それと関連して、顧問官の死に方(というか消え方といった方がいいかも)は凄まじい。彼の有能さを知る人間ほど鮮烈に感じるのではないだろうか(お偉いさんはなんとも思わんかもね)。顧問官も昔の人間で、ジェルジュに伯爵の養子縁組の話を持ってくる(大公じゃないように思う)がそれを拒否するジェルジュを認めている。(顧問官も昔は男爵ではなかったというから能力によって爵位を得たはずで、爵位を受け取らないジェルジュを見てどんな気持ちになったのかを考えると、なんというか複雑。これもねっちり読めば埋め込まれているのに気づくのだろうか?)ジェルジュにとって顧問官はもう一人の父親(コンラートは兄あるいは叔父)のようなもので、彼が剃刀でスパっと切り離したように完璧に消えることで古い時代の終りが感じられる。彼の死と古い世界の死が重なる。


同じように消えた人がもう一人いることに気づいたんでそれも。そう、それは懐かしや『バルタザールの遍歴 (文春文庫)』の双子メルヒオールとバルタザールのお母さん失礼御母上の死です。あれはある意味顧問官とは比べものにならないほど激しい。親がきっちり死ねば子は新しい世界に進みやすいのか?読者だけか?そういえばメルヒオールたちは屈託なく自動車を乗り回していた。しかしジェルジュは古い世界=顧問官から何か引き継いだものを抱えて進んでいく。ケーラーも新しい世界に進むだろうが同様にその何かを抱えているに違いない(それはこの世には名誉というものがあり、同盟国の領土と引き換えの和平は受け入れられないと言ったところに現れている)。ダーフィットも生きていれば同様だっただろうと思う。


  • 疑問解らないことなど。

顧問官は女性を愛したことがない。これは?顧問官と大公の関係。
ヨヴァンは弟のようなもの。しかーし。ヨヴァンが狂犬として襲い掛かるのはなぜか。なぜ殺さなかったのか?と言っていた。ヨヴァンはジェルジュのことが好きだったはず。感覚が発現したのもジェルジュの影響だし。ジェルジュはヨヴァンの頭を浚ったとき何を見たのか?

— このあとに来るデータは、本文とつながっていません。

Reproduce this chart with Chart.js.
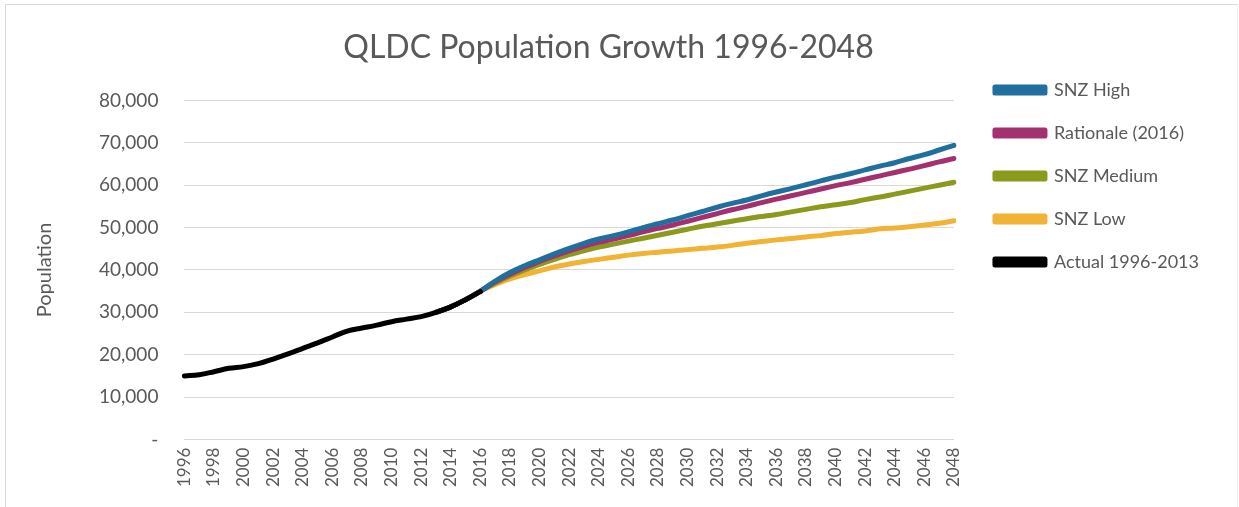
<!DOCTYPE html>
<html>
<head>
<meta charset="utf-8">
<script src="https://cdn.jsdelivr.net/npm/chart.js@4/dist/chart.umd.min.js"></script>
<style>
  html, body { margin: 0; padding: 0; background: #fff; }
  #wrap { position: relative; width: 1239px; height: 507px; }
  #frame { position: absolute; left: 5px; top: 4px; right: 1px; bottom: -2px;
           border-left: 1px solid #d9d9d9; border-top: 1px solid #d9d9d9; border-right: 1px solid #eeeeee; }
</style>
</head>
<body>
<div id="wrap">
  <canvas id="popChart" width="1239" height="507"></canvas>
  <div id="frame"></div>
</div>
<script>
// Роки (категорії осі X)
const years = [
    "1996", "1997", "1998", "1999", "2000", "2001", "2002", "2003", "2004", "2005",
    "2006", "2007", "2008", "2009", "2010", "2011", "2012", "2013", "2014", "2015",
    "2016", "2017", "2018", "2019", "2020", "2021", "2022", "2023", "2024", "2025",
    "2026", "2027", "2028", "2029", "2030", "2031", "2032", "2033", "2034", "2035",
    "2036", "2037", "2038", "2039", "2040", "2041", "2042", "2043", "2044", "2045",
    "2046", "2047", "2048"
];

// Фактичні дані 1996-2016
const actual = [
    15000, 15300, 16000, 16800, 17200, 17900, 19000, 20200, 21500, 22800,
    24200, 25600, 26300, 27000, 27800, 28400, 29000, 30000, 31300, 33000,
    34900
];

// Прогнози 2013-2048
const snzHigh = [
    30000, 31300, 33000, 35000, 37400, 39400, 41000, 42400, 43800, 45100,
    46300, 47300, 48100, 49000, 50000, 50900, 51800, 52800, 53800, 54800,
    55700, 56500, 57500, 58400, 59200, 60100, 61000, 61900, 62700, 63600,
    64500, 65300, 66300, 67200, 68300, 69400
];
const rationale = [
    30000, 31300, 33000, 35000, 37200, 39000, 40600, 42000, 43300, 44500,
    45600, 46500, 47300, 48100, 49000, 49800, 50600, 51500, 52400, 53300,
    54200, 55000, 55900, 56700, 57500, 58300, 59100, 59900, 60600, 61400,
    62200, 63000, 63800, 64600, 65500, 66300
];
const snzMedium = [
    30000, 31300, 33000, 35000, 36900, 38600, 40000, 41300, 42500, 43600,
    44500, 45400, 46100, 46800, 47500, 48200, 48900, 49600, 50300, 50900,
    51500, 52100, 52600, 53100, 53700, 54300, 54900, 55400, 55900, 56600,
    57200, 57900, 58600, 59300, 60000, 60700
];
const snzLow = [
    30000, 31300, 33000, 35000, 36600, 37900, 38900, 39800, 40700, 41400,
    42000, 42500, 43000, 43500, 43900, 44200, 44500, 44800, 45100, 45400,
    45800, 46300, 46700, 47100, 47400, 47800, 48100, 48600, 48900, 49200,
    49700, 49900, 50200, 50600, 51000, 51600
];

// Підписи осі Y
const yTicks = ["-", "10,000", "20,000", "30,000", "40,000", "50,000", "60,000", "70,000", "80,000"];

const gap = n => Array(n).fill(null);
const projStart = years.indexOf("2013");

const fontFamily = "Lato, 'Open Sans', sans-serif";
const grey = "#595959";
const legendGap = 16; // відступ між графіком та легендою

function series(label, values, color, order) {
    return {
        label: label,
        data: values,
        borderColor: color,
        backgroundColor: color,
        borderWidth: 5,
        pointRadius: 0,
        pointHoverRadius: 0,
        tension: 0.4,
        borderCapStyle: "round",
        borderJoinStyle: "round",
        order: order
    };
}

const ctx = document.getElementById("popChart").getContext("2d");
const chart = new Chart(ctx, {
    type: "line",
    data: {
        labels: years,
        datasets: [
            series("SNZ High", gap(projStart).concat(snzHigh), "#1f6f9f", 1),
            series("Rationale (2016)", gap(projStart).concat(rationale), "#a3306f", 2),
            series("SNZ Medium", gap(projStart).concat(snzMedium), "#8b9a1d", 3),
            series("SNZ Low", gap(projStart).concat(snzLow), "#f2b233", 4),
            series("Actual 1996-2013", actual.concat(gap(years.length - actual.length)), "#000000", 0)
        ]
    },
    options: {
        responsive: false,
        animation: false,
        layout: { padding: { left: 8, right: 30, top: 0, bottom: 12 } },
        plugins: {
            title: {
                display: true,
                text: "QLDC Population Growth 1996-2048",
                color: grey,
                font: { family: fontFamily, size: 32, weight: "normal" },
                padding: { top: 28, bottom: 34 }
            },
            legend: {
                position: "right",
                align: "start",
                title: { display: true, text: " ", padding: { top: 0, bottom: 32 }, font: { size: 20 } },
                labels: {
                    boxWidth: 50,
                    boxHeight: 6,
                    padding: 25,
                    color: grey,
                    font: { family: fontFamily, size: 18 },
                    sort: (a, b) => a.datasetIndex - b.datasetIndex
                }
            },
            tooltip: { enabled: false }
        },
        scales: {
            x: {
                grid: { display: false, drawTicks: false },
                border: { color: "#d9d9d9" },
                ticks: {
                    autoSkip: false,
                    maxRotation: 90,
                    minRotation: 90,
                    padding: 8,
                    color: grey,
                    font: { family: fontFamily, size: 17 },
                    callback: (v, i) => (i % 2 === 0 ? years[i] : "")
                }
            },
            y: {
                min: 0,
                max: 80000,
                grid: { color: "#d9d9d9", drawTicks: false },
                border: { display: false },
                title: {
                    display: true,
                    text: "Population",
                    color: grey,
                    font: { family: fontFamily, size: 20 },
                    padding: { top: 25, bottom: 16 }
                },
                ticks: {
                    stepSize: 10000,
                    padding: 26,
                    color: grey,
                    font: { family: fontFamily, size: 19 },
                    callback: v => yTicks[v / 10000]
                }
            }
        }
    }
});

// Легенда ширша на legendGap, але малюється на тому ж місці
const legend = chart.legend;
const baseFit = legend.fit.bind(legend);
legend.fit = function () {
    baseFit();
    this.width += legendGap;
};
const baseDraw = legend.draw.bind(legend);
legend.draw = function () {
    this.ctx.save();
    this.ctx.translate(legendGap, 0);
    baseDraw();
    this.ctx.restore();
};
chart.update();
</script>
</body>
</html>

  • へへ脇役なんですけど。たった3ページほどですが。

ジェルジュにクロアチア語を教えた弁護士、シュテファン・ヤルノヴィチ夫妻がすんげー印象に残るんだねー。なんでかね。すっげー短い文章で、やわらかくて脆い幸せがよく描かれているからか。

まぁおいらなんてのは読めてねぇ!野郎かも(っていうか可能性大)知れませんが。
何はともあれ楽しいのは本当のことで、こういう時間のきっかけを下さいました大蟻食閣下=佐藤亜紀様には深くふかーく感謝申し上げます(TдT) アリガトウ。しあわせ。
文句とか停止してるし、ブログもいまのところコメント機能OFFなんで自分ちで失礼しますた。